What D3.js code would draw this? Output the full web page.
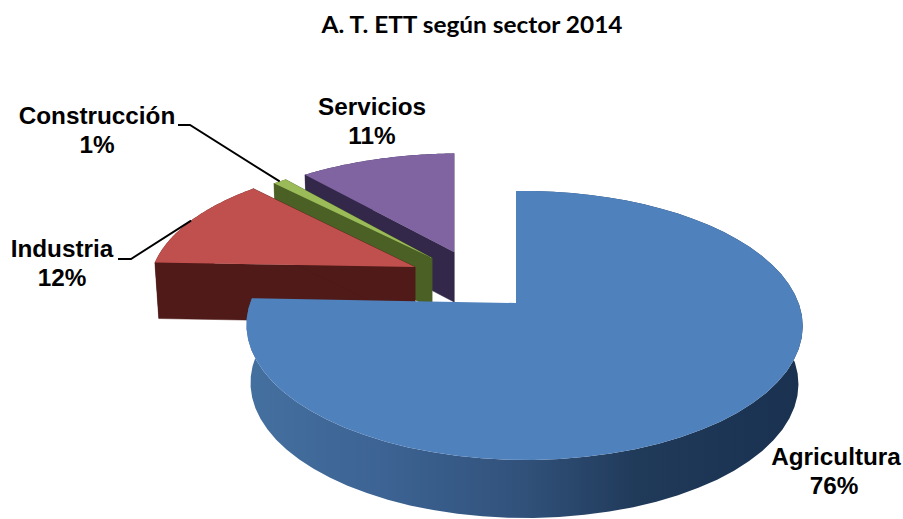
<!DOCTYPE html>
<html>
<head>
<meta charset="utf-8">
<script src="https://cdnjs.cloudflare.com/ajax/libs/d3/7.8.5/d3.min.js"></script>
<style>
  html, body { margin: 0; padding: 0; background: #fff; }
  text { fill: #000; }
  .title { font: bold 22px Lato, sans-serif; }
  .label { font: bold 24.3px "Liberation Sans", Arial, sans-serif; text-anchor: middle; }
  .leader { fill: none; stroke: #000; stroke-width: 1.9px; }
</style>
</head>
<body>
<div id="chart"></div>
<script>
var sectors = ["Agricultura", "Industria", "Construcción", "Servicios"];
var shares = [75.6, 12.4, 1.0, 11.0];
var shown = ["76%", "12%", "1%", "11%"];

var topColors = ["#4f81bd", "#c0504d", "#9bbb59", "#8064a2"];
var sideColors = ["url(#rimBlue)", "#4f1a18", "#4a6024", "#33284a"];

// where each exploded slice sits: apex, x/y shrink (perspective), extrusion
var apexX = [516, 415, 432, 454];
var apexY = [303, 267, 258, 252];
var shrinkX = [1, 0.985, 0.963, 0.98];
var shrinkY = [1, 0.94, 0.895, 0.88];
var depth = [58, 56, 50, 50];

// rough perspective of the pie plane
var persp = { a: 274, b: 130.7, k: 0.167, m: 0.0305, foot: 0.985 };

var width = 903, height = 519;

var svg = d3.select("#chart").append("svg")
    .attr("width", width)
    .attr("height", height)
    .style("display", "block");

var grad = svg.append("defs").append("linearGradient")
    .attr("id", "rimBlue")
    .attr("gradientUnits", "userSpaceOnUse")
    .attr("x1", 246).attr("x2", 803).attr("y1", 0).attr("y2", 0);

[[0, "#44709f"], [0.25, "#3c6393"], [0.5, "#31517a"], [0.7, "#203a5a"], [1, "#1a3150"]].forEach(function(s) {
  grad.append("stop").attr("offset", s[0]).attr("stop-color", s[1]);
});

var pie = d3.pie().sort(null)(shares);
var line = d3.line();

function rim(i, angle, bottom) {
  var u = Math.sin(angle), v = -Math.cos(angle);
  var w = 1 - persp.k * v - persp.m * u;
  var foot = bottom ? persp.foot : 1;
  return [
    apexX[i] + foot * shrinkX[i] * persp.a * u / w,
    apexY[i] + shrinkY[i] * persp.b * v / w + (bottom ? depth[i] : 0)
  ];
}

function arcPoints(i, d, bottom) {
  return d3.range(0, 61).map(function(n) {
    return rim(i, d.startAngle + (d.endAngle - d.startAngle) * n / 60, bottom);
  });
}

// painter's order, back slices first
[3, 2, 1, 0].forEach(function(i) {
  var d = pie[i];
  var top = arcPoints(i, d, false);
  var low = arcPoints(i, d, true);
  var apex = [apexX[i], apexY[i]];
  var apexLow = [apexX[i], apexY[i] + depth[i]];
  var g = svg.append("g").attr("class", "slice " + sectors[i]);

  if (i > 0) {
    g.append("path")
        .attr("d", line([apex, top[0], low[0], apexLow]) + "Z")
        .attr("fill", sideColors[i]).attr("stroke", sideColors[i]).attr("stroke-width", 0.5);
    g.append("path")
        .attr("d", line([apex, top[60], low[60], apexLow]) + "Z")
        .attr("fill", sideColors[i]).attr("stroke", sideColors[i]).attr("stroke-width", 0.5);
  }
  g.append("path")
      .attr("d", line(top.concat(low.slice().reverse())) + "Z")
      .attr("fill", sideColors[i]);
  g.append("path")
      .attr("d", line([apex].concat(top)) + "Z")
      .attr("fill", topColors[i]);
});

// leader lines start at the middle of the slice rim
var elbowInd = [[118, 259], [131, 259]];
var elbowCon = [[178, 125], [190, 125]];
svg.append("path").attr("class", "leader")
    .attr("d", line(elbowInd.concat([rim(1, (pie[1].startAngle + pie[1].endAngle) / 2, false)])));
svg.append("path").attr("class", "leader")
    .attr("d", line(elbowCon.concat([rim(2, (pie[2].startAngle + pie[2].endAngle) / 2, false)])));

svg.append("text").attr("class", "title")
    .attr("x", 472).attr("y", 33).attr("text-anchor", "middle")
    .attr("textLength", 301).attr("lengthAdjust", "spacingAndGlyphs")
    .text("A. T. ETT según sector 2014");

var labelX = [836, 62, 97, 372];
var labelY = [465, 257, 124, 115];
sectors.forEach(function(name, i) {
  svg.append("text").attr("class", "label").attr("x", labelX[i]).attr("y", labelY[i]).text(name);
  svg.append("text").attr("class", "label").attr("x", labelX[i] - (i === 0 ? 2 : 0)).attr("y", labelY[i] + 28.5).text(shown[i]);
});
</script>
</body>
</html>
■ ■ ■
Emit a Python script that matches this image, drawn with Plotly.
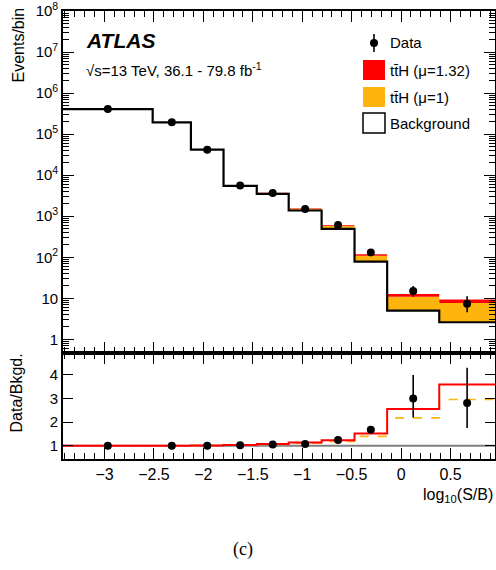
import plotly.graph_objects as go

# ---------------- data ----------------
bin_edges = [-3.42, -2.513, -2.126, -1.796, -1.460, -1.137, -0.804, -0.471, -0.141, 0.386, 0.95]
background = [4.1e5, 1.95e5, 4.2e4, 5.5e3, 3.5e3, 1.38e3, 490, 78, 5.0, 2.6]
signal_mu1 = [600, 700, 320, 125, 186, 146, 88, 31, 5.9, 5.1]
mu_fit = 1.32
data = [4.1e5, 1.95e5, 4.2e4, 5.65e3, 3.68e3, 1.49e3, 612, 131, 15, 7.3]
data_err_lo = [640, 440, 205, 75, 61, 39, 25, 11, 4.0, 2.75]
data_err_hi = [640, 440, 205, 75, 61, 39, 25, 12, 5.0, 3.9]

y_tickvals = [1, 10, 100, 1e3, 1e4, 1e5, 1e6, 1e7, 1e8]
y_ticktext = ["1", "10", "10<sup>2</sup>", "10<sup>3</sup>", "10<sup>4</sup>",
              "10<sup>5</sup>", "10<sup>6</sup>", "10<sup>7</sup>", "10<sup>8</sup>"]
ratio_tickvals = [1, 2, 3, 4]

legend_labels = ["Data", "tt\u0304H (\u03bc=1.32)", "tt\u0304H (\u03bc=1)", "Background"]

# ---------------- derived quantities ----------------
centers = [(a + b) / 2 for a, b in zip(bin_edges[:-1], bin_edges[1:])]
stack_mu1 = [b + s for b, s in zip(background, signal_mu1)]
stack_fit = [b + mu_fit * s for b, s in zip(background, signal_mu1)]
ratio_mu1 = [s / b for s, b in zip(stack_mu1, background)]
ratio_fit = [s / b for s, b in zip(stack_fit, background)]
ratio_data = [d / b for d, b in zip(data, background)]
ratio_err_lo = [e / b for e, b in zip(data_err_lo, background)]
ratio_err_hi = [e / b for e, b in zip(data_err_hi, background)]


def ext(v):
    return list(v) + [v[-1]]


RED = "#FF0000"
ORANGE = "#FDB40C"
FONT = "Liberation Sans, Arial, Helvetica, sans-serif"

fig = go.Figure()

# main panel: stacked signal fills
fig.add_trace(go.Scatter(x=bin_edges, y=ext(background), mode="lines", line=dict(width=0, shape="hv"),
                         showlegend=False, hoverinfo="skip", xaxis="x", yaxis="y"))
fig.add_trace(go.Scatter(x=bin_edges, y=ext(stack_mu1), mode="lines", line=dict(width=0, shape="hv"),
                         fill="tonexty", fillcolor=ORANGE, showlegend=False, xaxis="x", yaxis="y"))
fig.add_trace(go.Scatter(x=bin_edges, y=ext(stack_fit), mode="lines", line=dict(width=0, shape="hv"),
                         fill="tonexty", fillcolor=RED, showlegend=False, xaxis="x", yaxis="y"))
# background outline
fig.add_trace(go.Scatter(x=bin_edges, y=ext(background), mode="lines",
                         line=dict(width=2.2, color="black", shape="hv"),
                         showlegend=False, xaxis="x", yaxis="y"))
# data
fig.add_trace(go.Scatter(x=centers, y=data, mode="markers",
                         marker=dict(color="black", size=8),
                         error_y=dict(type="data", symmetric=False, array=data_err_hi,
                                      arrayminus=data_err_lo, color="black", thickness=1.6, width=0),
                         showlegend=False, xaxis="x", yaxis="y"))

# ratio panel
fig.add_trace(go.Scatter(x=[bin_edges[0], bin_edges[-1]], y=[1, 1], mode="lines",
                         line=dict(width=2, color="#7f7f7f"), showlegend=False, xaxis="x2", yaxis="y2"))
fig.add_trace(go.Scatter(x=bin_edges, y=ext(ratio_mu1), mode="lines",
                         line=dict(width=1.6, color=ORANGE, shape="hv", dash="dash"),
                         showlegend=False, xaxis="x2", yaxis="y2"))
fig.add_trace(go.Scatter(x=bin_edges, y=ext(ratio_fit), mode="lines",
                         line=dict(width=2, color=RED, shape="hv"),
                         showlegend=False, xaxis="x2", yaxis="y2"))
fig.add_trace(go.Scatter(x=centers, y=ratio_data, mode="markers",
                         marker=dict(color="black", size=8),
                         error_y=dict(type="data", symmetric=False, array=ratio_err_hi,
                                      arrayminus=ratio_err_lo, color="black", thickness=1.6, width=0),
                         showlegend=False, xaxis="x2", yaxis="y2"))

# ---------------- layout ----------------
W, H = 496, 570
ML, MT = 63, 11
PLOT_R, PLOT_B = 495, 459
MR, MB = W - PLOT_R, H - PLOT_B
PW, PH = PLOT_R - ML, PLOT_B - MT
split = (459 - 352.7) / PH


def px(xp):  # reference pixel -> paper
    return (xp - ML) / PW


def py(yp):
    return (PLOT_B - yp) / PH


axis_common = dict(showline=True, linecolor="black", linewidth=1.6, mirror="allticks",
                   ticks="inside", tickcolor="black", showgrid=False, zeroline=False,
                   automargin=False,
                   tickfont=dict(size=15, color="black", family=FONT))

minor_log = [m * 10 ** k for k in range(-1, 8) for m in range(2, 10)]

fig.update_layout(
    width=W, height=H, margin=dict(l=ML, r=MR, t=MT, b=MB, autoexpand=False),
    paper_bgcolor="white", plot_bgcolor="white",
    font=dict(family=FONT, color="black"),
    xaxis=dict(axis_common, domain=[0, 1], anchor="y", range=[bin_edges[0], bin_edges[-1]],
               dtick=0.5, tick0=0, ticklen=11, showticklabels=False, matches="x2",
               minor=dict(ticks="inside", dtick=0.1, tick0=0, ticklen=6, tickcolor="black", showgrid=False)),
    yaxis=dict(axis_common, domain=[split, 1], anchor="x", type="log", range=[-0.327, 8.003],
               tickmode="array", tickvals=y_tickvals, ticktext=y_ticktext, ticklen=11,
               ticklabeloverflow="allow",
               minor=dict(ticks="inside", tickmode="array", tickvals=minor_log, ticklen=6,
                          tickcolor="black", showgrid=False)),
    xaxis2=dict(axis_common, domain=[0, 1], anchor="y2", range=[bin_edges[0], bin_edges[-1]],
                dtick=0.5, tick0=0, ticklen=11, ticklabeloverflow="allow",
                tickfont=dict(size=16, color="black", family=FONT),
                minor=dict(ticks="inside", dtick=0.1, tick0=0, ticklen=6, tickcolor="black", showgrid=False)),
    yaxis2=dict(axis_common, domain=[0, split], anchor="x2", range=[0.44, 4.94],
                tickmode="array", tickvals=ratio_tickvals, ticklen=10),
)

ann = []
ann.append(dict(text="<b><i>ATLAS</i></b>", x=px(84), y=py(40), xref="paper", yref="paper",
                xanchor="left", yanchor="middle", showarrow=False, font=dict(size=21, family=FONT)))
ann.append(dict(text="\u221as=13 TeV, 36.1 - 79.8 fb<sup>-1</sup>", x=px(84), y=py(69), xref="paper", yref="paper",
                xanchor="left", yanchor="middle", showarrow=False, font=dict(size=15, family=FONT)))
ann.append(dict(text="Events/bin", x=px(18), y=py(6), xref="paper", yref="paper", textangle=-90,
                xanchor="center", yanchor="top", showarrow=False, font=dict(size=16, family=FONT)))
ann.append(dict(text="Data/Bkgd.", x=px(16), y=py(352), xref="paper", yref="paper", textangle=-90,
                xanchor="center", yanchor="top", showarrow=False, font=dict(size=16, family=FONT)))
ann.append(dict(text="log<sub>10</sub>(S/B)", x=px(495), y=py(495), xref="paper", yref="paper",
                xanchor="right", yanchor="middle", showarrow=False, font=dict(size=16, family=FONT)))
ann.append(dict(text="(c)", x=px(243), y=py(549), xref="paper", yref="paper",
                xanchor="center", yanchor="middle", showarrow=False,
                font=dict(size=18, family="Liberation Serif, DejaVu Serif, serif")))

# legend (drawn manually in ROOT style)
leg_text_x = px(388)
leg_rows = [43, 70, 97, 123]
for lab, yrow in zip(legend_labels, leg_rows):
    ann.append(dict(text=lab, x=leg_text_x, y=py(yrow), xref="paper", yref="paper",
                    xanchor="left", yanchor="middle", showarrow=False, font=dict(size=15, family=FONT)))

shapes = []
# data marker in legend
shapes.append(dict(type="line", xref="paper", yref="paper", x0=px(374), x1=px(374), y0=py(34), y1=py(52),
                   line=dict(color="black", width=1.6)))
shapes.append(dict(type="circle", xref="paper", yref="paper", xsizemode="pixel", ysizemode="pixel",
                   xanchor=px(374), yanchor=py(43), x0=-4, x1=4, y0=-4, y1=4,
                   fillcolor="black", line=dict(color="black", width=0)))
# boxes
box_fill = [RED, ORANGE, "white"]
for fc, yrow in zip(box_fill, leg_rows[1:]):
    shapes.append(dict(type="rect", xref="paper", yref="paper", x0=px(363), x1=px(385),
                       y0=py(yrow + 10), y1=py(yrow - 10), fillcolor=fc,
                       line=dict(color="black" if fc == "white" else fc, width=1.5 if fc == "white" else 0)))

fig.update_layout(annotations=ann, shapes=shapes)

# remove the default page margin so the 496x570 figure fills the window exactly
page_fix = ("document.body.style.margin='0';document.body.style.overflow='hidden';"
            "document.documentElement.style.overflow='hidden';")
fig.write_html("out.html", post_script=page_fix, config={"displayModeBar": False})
■ ■ ■
### REQUIREMENT
Only the lines starting at the line with "What D3.js code" and ending at the line with "var line = d3.line();" should be printed again, exactly and with both ends kept; omit the pictures.

### RESULT OF THE TASK
What D3.js code would draw this? Output the full web page.
<!DOCTYPE html>
<html>
<head>
<meta charset="utf-8">
<script src="https://cdnjs.cloudflare.com/ajax/libs/d3/7.8.5/d3.min.js"></script>
<style>
  html, body { margin: 0; padding: 0; background: #fff; }
  text { fill: #000; }
  .title { font: bold 22px Lato, sans-serif; }
  .label { font: bold 24.3px "Liberation Sans", Arial, sans-serif; text-anchor: middle; }
  .leader { fill: none; stroke: #000; stroke-width: 1.9px; }
</style>
</head>
<body>
<div id="chart"></div>
<script>
var sectors = ["Agricultura", "Industria", "Construcción", "Servicios"];
var shares = [75.6, 12.4, 1.0, 11.0];
var shown = ["76%", "12%", "1%", "11%"];

var topColors = ["#4f81bd", "#c0504d", "#9bbb59", "#8064a2"];
var sideColors = ["url(#rimBlue)", "#4f1a18", "#4a6024", "#33284a"];

// where each exploded slice sits: apex, x/y shrink (perspective), extrusion
var apexX = [516, 415, 432, 454];
var apexY = [303, 267, 258, 252];
var shrinkX = [1, 0.985, 0.963, 0.98];
var shrinkY = [1, 0.94, 0.895, 0.88];
var depth = [58, 56, 50, 50];

// rough perspective of the pie plane
var persp = { a: 274, b: 130.7, k: 0.167, m: 0.0305, foot: 0.985 };

var width = 903, height = 519;

var svg = d3.select("#chart").append("svg")
    .attr("width", width)
    .attr("height", height)
    .style("display", "block");

var grad = svg.append("defs").append("linearGradient")
    .attr("id", "rimBlue")
    .attr("gradientUnits", "userSpaceOnUse")
    .attr("x1", 246).attr("x2", 803).attr("y1", 0).attr("y2", 0);

[[0, "#44709f"], [0.25, "#3c6393"], [0.5, "#31517a"], [0.7, "#203a5a"], [1, "#1a3150"]].forEach(function(s) {
  grad.append("stop").attr("offset", s[0]).attr("stop-color", s[1]);
});

var pie = d3.pie().sort(null)(shares);
var line = d3.line();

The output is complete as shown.